▶ [SET PROBLEM]: Leave out the pictures and set down exactly the lines from the start of the listing through the one with "import * as d3 from 'd3'", both included.
--- begin ---
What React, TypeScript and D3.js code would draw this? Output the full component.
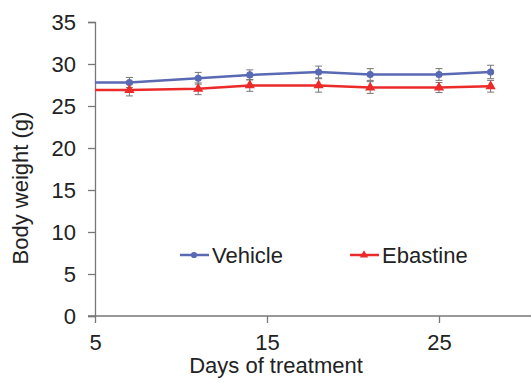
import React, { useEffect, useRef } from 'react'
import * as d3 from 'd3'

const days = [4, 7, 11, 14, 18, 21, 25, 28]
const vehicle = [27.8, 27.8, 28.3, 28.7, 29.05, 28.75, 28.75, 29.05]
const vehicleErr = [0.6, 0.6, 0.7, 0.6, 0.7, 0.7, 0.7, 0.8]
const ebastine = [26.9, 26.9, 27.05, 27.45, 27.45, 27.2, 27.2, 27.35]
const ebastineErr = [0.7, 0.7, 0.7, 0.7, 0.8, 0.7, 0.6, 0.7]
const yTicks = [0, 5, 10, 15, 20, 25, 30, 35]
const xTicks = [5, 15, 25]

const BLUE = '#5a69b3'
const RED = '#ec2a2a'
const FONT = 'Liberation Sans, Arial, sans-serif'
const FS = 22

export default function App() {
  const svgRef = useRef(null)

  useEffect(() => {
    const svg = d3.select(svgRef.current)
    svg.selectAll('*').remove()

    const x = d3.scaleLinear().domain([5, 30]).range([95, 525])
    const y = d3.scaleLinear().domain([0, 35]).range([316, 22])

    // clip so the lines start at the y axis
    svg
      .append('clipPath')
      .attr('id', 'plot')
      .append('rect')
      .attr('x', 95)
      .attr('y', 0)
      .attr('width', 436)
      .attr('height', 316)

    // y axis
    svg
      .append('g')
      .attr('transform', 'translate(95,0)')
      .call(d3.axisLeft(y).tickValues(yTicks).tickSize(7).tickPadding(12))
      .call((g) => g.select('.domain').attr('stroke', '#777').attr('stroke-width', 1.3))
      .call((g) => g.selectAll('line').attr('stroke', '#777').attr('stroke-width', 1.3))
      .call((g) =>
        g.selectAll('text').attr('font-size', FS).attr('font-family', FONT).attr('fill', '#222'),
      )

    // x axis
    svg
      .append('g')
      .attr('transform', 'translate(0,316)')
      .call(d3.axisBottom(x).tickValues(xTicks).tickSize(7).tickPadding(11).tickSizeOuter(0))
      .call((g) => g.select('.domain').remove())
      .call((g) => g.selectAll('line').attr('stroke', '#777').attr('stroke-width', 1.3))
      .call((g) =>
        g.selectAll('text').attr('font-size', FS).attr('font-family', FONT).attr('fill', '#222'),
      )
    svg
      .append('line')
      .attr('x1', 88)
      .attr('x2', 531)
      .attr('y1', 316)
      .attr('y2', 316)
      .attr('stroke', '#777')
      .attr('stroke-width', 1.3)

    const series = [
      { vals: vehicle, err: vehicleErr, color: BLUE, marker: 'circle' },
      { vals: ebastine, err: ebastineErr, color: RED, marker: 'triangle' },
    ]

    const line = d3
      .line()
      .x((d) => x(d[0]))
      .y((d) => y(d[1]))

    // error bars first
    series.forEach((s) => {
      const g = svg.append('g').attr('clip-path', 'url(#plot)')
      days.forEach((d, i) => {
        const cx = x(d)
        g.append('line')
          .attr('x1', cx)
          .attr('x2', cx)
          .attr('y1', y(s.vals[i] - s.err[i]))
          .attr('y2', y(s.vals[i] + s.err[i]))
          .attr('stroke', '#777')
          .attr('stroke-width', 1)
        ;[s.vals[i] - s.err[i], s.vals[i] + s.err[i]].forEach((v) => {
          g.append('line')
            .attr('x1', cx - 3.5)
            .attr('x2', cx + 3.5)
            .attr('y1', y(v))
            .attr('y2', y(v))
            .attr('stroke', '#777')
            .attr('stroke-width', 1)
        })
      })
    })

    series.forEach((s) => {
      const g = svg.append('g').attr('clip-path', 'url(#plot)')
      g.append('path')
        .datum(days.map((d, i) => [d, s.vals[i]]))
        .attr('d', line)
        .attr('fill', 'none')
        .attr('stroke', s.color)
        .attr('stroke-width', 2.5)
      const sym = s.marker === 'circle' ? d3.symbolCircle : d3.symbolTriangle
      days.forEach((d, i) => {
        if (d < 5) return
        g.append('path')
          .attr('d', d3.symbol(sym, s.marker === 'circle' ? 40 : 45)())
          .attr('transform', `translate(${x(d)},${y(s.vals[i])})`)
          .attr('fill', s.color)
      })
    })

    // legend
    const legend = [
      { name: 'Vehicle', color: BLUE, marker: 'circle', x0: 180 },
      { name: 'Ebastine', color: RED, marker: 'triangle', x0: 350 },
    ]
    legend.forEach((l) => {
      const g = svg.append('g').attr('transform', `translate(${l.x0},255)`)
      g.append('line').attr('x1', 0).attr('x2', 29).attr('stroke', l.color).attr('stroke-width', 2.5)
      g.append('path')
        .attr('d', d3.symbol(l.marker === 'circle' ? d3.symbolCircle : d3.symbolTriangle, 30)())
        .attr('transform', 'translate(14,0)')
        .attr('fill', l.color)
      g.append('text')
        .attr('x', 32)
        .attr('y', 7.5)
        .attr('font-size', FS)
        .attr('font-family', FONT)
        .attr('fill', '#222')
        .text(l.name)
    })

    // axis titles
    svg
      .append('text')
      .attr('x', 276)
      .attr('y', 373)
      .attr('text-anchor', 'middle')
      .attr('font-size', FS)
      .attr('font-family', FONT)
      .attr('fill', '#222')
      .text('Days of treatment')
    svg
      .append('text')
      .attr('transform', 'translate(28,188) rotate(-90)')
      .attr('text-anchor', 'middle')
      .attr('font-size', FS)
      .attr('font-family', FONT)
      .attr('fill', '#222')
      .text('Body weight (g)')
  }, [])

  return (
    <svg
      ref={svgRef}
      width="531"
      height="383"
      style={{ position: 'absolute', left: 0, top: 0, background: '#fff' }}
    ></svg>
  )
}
--- end ---
▶ [OUTPUT FOR THIS EXERCISE]:
What React, TypeScript and D3.js code would draw this? Output the full component.
import React, { useEffect, useRef } from 'react'
import * as d3 from 'd3'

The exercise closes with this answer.